Romans 12:2 “Do not conform any longer to the pattern of this world, but be transformed by the renewing of your minds. Then you will be able to test and approve what God’s will is–his good, pleasing, and perfect will.”
Author C.S. Lewis once described Christians as people who are living in “enemy occupied territory.” We are living “behind the enemy lines.” What he was trying to say is that, though our Lord Jesus may be the ruler of the universe, this world in which we live is in rebellion. We are surrounded by a world which has set up its own standards for what is important, what is acceptable, and what is desirable. It is, as Paul says here, the “pattern of this world.”
For example, our world never believes that it is time to say “enough.” It never wants us to say, “This house is big enough, this car is new enough, these possessions are plenty enough.” With very few exceptions, our world never believes that any personal behavior should be evaluated as “wrong,” or “sinful.” It condemns any such standards as “legalism,” or “loveless judging.” Our world doesn’t want anyone to be sure of what they believe. They equate certainty with self-righteousness, and they make doubt into a virtue. Our world thinks that greatness is measured in terms of wealth, or title, or power. It doesn’t think that humble service to family or friends is bad. It just doesn’t think of them much at all.

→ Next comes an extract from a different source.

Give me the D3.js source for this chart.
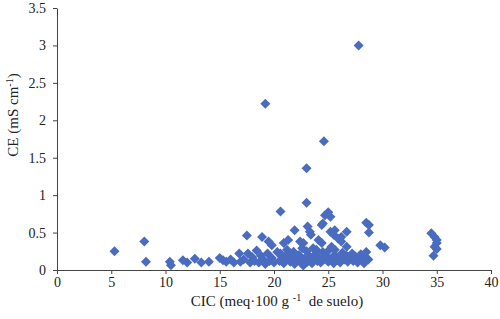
<!DOCTYPE html>
<html>
<head>
<meta charset="utf-8">
<script src="https://cdn.jsdelivr.net/npm/d3@7"></script>
<style>
  body { margin: 0; background: #fff; }
  svg text { font-family: "Liberation Serif", "Times New Roman", serif; fill: #222; }
</style>
</head>
<body>
<div id="chart"></div>
<script>
// CIC (meq/100 g) vs CE (mS/cm)
const cic = [
  5.3, 8.05, 8.2, 10.4, 10.5, 11.6, 12.0, 12.7, 13.3, 14.0,
  15.0, 15.3, 15.6, 16.0, 16.3, 16.8, 16.9, 17.2, 17.5, 17.6, 17.8, 18.0, 18.2, 18.4, 18.6,
  18.9, 18.8, 19.0, 19.2, 19.2, 19.4, 19.5, 19.6, 19.8, 19.8, 20.0, 20.3, 20.6,
  20.5, 20.7, 20.9, 21.1, 21.3, 21.5, 21.7, 21.9, 22.1, 22.3, 22.5, 22.7, 22.8, 23.0, 23.1,
  23.3, 23.5, 23.6, 23.8, 24.0, 24.1, 24.3, 24.5, 24.6, 24.8, 25.0, 25.1, 25.3, 25.5, 25.6,
  25.8, 26.0, 26.1, 26.3, 26.5, 26.7, 26.8, 27.0, 27.2, 27.3, 27.5, 27.7, 27.9, 28.0, 28.2,
  28.4, 28.5, 28.7, 28.3,
  20.9, 21.3, 21.9, 22.4, 22.7, 23.0, 23.0, 23.1, 23.3, 23.4, 24.1, 24.4, 24.4, 24.5, 24.6,
  24.7, 25.0, 25.2, 25.2, 25.5, 25.6, 25.9, 26.2, 26.2, 26.7, 26.7, 27.8, 28.5, 28.75, 28.75,
  21.2, 21.8, 22.6, 23.6, 23.9, 25.3, 25.6, 20.6, 29.8, 30.2,
  34.5, 34.8, 35.0, 35.0, 34.8, 35.0, 34.7
];
const ce = [
  0.25, 0.38, 0.11, 0.11, 0.065, 0.13, 0.10, 0.15, 0.10, 0.11,
  0.16, 0.13, 0.11, 0.14, 0.10, 0.22, 0.11, 0.14, 0.46, 0.22, 0.10, 0.17, 0.12, 0.26, 0.10,
  0.44, 0.19, 0.14, 2.22, 0.08, 0.22, 0.38, 0.12, 0.33, 0.16, 0.10, 0.24, 0.78,
  0.12, 0.18, 0.09, 0.15, 0.22, 0.11, 0.17, 0.08, 0.13, 0.20, 0.10, 0.06, 0.15, 0.25, 0.11,
  0.18, 0.09, 0.14, 0.21, 0.12, 0.17, 0.10, 0.24, 0.14, 0.19, 0.11, 0.27, 0.15, 0.09, 0.20,
  0.13, 0.17, 0.10, 0.23, 0.14, 0.19, 0.11, 0.16, 0.22, 0.12, 0.18, 0.10, 0.15, 0.21, 0.12,
  0.17, 0.24, 0.14, 0.09,
  0.36, 0.40, 0.53, 0.38, 0.36, 1.36, 0.90, 0.58, 0.51, 0.47, 0.40, 0.36, 0.60, 0.62, 1.72,
  0.73, 0.77, 0.71, 0.51, 0.47, 0.53, 0.42, 0.38, 0.44, 0.51, 0.31, 3.0, 0.63, 0.60, 0.50,
  0.27, 0.245, 0.29, 0.29, 0.27, 0.31, 0.27, 0.22, 0.33, 0.30,
  0.49, 0.44, 0.40, 0.36, 0.31, 0.28, 0.19
];
const xTicks = [0, 5, 10, 15, 20, 25, 30, 35, 40];
const yTicks = [0, 0.5, 1, 1.5, 2, 2.5, 3, 3.5];

const width = 500, height = 319;
const serif = '"Liberation Serif", "Times New Roman", serif';
const svg = d3.select("#chart").append("svg")
  .attr("width", width)
  .attr("height", height);

const x = d3.scaleLinear().domain([0, 40]).range([57, 491]);
const y = d3.scaleLinear().domain([0, 3.5]).range([270, 8]);

const xAxis = d3.axisBottom(x).tickValues(xTicks).tickFormat(d => String(d))
  .tickSize(4).tickSizeOuter(0).tickPadding(3);
const yAxis = d3.axisLeft(y).tickValues(yTicks).tickFormat(d => String(d))
  .tickSize(4).tickSizeOuter(0).tickPadding(7);

const gx = svg.append("g")
  .attr("transform", "translate(0," + y(0) + ")")
  .call(xAxis);
const gy = svg.append("g")
  .attr("transform", "translate(" + x(0) + ",0)")
  .call(yAxis);

[gx, gy].forEach(g => {
  g.attr("font-family", serif);
  g.selectAll("path, line").attr("stroke", "#444");
  g.selectAll("text")
    .style("font-family", serif)
    .style("font-size", "14px")
    .attr("fill", "#222");
});

// points
const points = cic.map((c, i) => ({ c: c, e: ce[i] }));
const diamond = d3.symbol().type(d3.symbolSquare).size(50);
svg.append("g").selectAll("path")
  .data(points)
  .enter().append("path")
  .attr("d", diamond)
  .attr("transform", d => "translate(" + x(d.c) + "," + y(d.e) + ") rotate(45)")
  .attr("fill", "#4a6cc0");

// axis titles
const xt = svg.append("text")
  .attr("x", 277)
  .attr("y", 306)
  .attr("text-anchor", "middle")
  .style("font-size", "15px")
  .attr("xml:space", "preserve");
xt.append("tspan").text("CIC (meq·100 g ");
xt.append("tspan").attr("dy", -5).style("font-size", "10px").text("-1");
xt.append("tspan").attr("dy", 5).text("  de suelo)");

const yt = svg.append("text")
  .attr("transform", "translate(18,115) rotate(-90)")
  .attr("text-anchor", "middle")
  .style("font-size", "15px");
yt.append("tspan").text("CE (mS cm");
yt.append("tspan").attr("dy", -5).style("font-size", "10px").text("-1");
yt.append("tspan").attr("dy", 5).text(")");
</script>
</body>
</html>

Sometimes we speak of peer pressure as though it were the special problem of children, especially teenagers. Paul is warning us all, regardless of age, of a peer pressure of sorts when he tells us not to conform any longer to the pattern of this world. Like the drug addict who wants to keep the same old friends, who keep dragging him back into the same old addiction, we would like to stay close to this world with its values and priorities. We don’t want people to think we are different.
But we can’t serve God properly while we are conformed to the pattern of this world. We are focused on the wrong things when we are obsessed with how much we have or how important we are. We are actively opposing our Lord if we are excusing our sins as the way everyone else is living. We need to keep on changing.
So Paul says, “Be transformed by the renewing of your mind.” Do you notice here that Paul doesn’t start with what you do but with how you think? The Lord knows that the real battle for our lives has less to do with behavior than it has to do with beliefs. And that always leads us back to God’s word.
I have heard of people who accuse our church of brain washing our members because of how tightly they hold to the beliefs which they have learned. But the careful, systematic teaching of God’s word we have received is not brainwashing. As long as the Bible is the source of that teaching, it is simply God’s way of transforming us and renewing our minds.
That transformation and renewal takes place as God’s word confronts our wrong ideas and brings them in line with his. In part that means changing our thinking about right and wrong and values and priorities. But more than this, that means changing our ideas about God himself. The Lord has led us to see that he is not some mean old kill-joy who spoils all our fun. He is the good and loving Father we can trust, who gave up his only Son for us and forgives all our sins. He takes care of our every need and supports us in every trouble. He protects us from every attack and ultimately will take us home to eternal glory in heaven.
The gospel doesn’t only make us feel good. It makes us different people. So transformed, we can understand God’s will and begin to put it into practice in our lives.